Output each entry below as it stands, leaving out every picture.

■ **Given data**
****

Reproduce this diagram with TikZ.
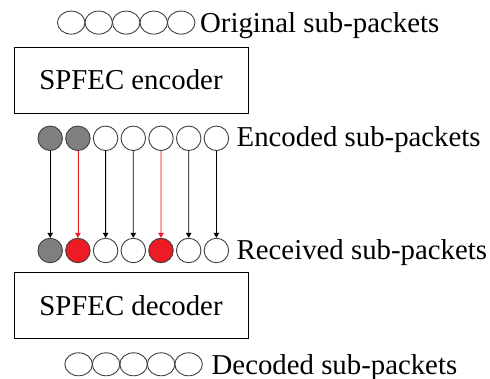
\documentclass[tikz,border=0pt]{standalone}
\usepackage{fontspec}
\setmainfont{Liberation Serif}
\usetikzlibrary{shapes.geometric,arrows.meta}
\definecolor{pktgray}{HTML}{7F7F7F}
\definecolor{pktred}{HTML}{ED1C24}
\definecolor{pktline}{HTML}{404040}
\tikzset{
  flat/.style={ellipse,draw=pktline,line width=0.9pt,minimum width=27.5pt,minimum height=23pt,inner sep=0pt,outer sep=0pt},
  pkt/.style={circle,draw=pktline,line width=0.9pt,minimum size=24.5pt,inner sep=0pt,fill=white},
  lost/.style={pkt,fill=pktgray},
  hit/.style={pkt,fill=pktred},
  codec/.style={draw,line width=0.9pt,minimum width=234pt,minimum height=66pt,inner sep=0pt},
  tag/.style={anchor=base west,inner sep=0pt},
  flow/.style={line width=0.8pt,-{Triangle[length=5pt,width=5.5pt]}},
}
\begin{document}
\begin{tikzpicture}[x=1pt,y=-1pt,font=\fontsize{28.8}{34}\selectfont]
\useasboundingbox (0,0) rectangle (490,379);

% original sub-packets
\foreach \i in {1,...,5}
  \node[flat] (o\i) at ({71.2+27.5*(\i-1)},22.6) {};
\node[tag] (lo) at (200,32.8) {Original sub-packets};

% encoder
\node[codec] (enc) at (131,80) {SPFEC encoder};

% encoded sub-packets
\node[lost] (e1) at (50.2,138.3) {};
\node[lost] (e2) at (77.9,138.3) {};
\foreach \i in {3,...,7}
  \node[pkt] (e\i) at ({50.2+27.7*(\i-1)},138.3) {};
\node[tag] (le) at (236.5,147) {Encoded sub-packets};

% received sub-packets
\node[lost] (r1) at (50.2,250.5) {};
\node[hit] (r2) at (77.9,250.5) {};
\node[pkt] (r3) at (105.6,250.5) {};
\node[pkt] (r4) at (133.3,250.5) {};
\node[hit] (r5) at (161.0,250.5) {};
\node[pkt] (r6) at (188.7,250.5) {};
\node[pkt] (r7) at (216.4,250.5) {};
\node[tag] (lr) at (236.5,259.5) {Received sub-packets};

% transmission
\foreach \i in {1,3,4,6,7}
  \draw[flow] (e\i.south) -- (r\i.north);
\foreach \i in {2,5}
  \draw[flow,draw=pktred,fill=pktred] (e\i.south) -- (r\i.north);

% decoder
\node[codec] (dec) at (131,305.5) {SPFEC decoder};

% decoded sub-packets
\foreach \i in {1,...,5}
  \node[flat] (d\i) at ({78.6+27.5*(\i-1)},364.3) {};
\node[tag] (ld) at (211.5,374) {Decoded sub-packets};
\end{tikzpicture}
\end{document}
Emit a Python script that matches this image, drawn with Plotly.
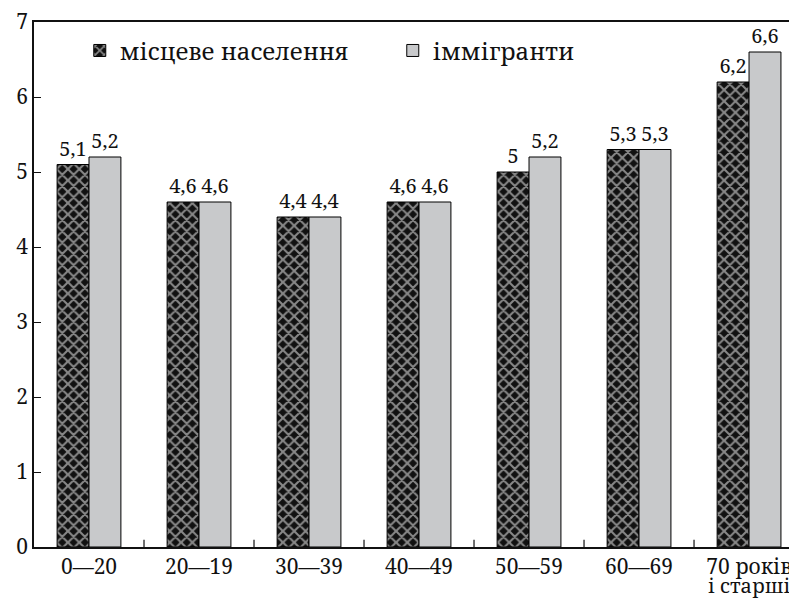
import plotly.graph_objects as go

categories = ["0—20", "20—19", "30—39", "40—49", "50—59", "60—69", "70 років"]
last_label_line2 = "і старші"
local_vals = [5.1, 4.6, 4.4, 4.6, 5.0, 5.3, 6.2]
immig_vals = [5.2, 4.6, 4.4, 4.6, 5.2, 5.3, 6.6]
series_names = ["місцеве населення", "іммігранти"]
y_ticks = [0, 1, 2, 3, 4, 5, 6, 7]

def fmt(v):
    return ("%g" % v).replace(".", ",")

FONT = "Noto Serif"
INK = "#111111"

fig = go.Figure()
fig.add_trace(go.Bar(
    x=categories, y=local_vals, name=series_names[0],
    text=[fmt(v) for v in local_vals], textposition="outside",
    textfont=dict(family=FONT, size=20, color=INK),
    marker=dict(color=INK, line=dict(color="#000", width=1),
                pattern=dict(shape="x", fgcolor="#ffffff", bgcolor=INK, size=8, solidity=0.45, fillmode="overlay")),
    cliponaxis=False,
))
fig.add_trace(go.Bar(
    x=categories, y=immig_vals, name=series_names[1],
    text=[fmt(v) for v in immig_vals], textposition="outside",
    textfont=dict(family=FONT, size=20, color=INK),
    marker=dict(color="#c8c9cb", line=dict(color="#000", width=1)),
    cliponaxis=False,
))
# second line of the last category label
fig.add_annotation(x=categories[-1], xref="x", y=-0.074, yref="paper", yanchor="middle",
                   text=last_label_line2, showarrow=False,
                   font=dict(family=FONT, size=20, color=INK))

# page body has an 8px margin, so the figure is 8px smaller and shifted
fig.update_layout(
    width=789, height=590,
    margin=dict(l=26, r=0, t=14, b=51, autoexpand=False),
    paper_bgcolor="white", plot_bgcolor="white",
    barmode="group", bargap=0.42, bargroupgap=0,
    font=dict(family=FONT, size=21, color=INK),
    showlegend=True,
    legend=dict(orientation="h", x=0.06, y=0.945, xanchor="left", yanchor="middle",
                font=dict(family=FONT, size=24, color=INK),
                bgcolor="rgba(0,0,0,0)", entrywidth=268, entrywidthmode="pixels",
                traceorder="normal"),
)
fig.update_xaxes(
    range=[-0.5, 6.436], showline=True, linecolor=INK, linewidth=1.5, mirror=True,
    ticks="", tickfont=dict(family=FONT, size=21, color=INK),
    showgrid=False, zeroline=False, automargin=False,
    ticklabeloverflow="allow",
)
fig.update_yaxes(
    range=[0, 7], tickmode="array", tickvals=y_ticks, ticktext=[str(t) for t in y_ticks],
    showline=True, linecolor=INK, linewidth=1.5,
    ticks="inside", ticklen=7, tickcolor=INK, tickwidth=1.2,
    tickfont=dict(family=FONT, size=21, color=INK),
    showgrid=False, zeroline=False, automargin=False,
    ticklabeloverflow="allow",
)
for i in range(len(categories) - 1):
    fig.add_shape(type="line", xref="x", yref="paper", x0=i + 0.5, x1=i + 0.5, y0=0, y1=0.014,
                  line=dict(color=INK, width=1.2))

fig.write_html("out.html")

****

■ **Task solution**
Reproduce this diagram with TikZ.
\documentclass[tikz,border=0pt]{standalone}
\usepackage{fontspec}
\setmainfont{Liberation Serif}
\usetikzlibrary{shapes.geometric,arrows.meta}
\definecolor{pktgray}{HTML}{7F7F7F}
\definecolor{pktred}{HTML}{ED1C24}
\definecolor{pktline}{HTML}{404040}
\tikzset{
  flat/.style={ellipse,draw=pktline,line width=0.9pt,minimum width=27.5pt,minimum height=23pt,inner sep=0pt,outer sep=0pt},
  pkt/.style={circle,draw=pktline,line width=0.9pt,minimum size=24.5pt,inner sep=0pt,fill=white},
  lost/.style={pkt,fill=pktgray},
  hit/.style={pkt,fill=pktred},
  codec/.style={draw,line width=0.9pt,minimum width=234pt,minimum height=66pt,inner sep=0pt},
  tag/.style={anchor=base west,inner sep=0pt},
  flow/.style={line width=0.8pt,-{Triangle[length=5pt,width=5.5pt]}},
}
\begin{document}
\begin{tikzpicture}[x=1pt,y=-1pt,font=\fontsize{28.8}{34}\selectfont]
\useasboundingbox (0,0) rectangle (490,379);

% original sub-packets
\foreach \i in {1,...,5}
  \node[flat] (o\i) at ({71.2+27.5*(\i-1)},22.6) {};
\node[tag] (lo) at (200,32.8) {Original sub-packets};

% encoder
\node[codec] (enc) at (131,80) {SPFEC encoder};

% encoded sub-packets
\node[lost] (e1) at (50.2,138.3) {};
\node[lost] (e2) at (77.9,138.3) {};
\foreach \i in {3,...,7}
  \node[pkt] (e\i) at ({50.2+27.7*(\i-1)},138.3) {};
\node[tag] (le) at (236.5,147) {Encoded sub-packets};

% received sub-packets
\node[lost] (r1) at (50.2,250.5) {};
\node[hit] (r2) at (77.9,250.5) {};
\node[pkt] (r3) at (105.6,250.5) {};
\node[pkt] (r4) at (133.3,250.5) {};
\node[hit] (r5) at (161.0,250.5) {};
\node[pkt] (r6) at (188.7,250.5) {};
\node[pkt] (r7) at (216.4,250.5) {};
\node[tag] (lr) at (236.5,259.5) {Received sub-packets};

% transmission
\foreach \i in {1,3,4,6,7}
  \draw[flow] (e\i.south) -- (r\i.north);
\foreach \i in {2,5}
  \draw[flow,draw=pktred,fill=pktred] (e\i.south) -- (r\i.north);

% decoder
\node[codec] (dec) at (131,305.5) {SPFEC decoder};

% decoded sub-packets
\foreach \i in {1,...,5}
  \node[flat] (d\i) at ({78.6+27.5*(\i-1)},364.3) {};
\node[tag] (ld) at (211.5,374) {Decoded sub-packets};
\end{tikzpicture}
\end{document}
Emit a Python script that matches this image, drawn with Plotly.
import plotly.graph_objects as go

categories = ["0—20", "20—19", "30—39", "40—49", "50—59", "60—69", "70 років"]
last_label_line2 = "і старші"
local_vals = [5.1, 4.6, 4.4, 4.6, 5.0, 5.3, 6.2]
immig_vals = [5.2, 4.6, 4.4, 4.6, 5.2, 5.3, 6.6]
series_names = ["місцеве населення", "іммігранти"]
y_ticks = [0, 1, 2, 3, 4, 5, 6, 7]

def fmt(v):
    return ("%g" % v).replace(".", ",")

FONT = "Noto Serif"
INK = "#111111"

fig = go.Figure()
fig.add_trace(go.Bar(
    x=categories, y=local_vals, name=series_names[0],
    text=[fmt(v) for v in local_vals], textposition="outside",
    textfont=dict(family=FONT, size=20, color=INK),
    marker=dict(color=INK, line=dict(color="#000", width=1),
                pattern=dict(shape="x", fgcolor="#ffffff", bgcolor=INK, size=8, solidity=0.45, fillmode="overlay")),
    cliponaxis=False,
))
fig.add_trace(go.Bar(
    x=categories, y=immig_vals, name=series_names[1],
    text=[fmt(v) for v in immig_vals], textposition="outside",
    textfont=dict(family=FONT, size=20, color=INK),
    marker=dict(color="#c8c9cb", line=dict(color="#000", width=1)),
    cliponaxis=False,
))
# second line of the last category label
fig.add_annotation(x=categories[-1], xref="x", y=-0.074, yref="paper", yanchor="middle",
                   text=last_label_line2, showarrow=False,
                   font=dict(family=FONT, size=20, color=INK))

# page body has an 8px margin, so the figure is 8px smaller and shifted
fig.update_layout(
    width=789, height=590,
    margin=dict(l=26, r=0, t=14, b=51, autoexpand=False),
    paper_bgcolor="white", plot_bgcolor="white",
    barmode="group", bargap=0.42, bargroupgap=0,
    font=dict(family=FONT, size=21, color=INK),
    showlegend=True,
    legend=dict(orientation="h", x=0.06, y=0.945, xanchor="left", yanchor="middle",
                font=dict(family=FONT, size=24, color=INK),
                bgcolor="rgba(0,0,0,0)", entrywidth=268, entrywidthmode="pixels",
                traceorder="normal"),
)
fig.update_xaxes(
    range=[-0.5, 6.436], showline=True, linecolor=INK, linewidth=1.5, mirror=True,
    ticks="", tickfont=dict(family=FONT, size=21, color=INK),
    showgrid=False, zeroline=False, automargin=False,
    ticklabeloverflow="allow",
)
fig.update_yaxes(
    range=[0, 7], tickmode="array", tickvals=y_ticks, ticktext=[str(t) for t in y_ticks],
    showline=True, linecolor=INK, linewidth=1.5,
    ticks="inside", ticklen=7, tickcolor=INK, tickwidth=1.2,
    tickfont=dict(family=FONT, size=21, color=INK),
    showgrid=False, zeroline=False, automargin=False,
    ticklabeloverflow="allow",
)
for i in range(len(categories) - 1):
    fig.add_shape(type="line", xref="x", yref="paper", x0=i + 0.5, x1=i + 0.5, y0=0, y1=0.014,
                  line=dict(color=INK, width=1.2))

fig.write_html("out.html")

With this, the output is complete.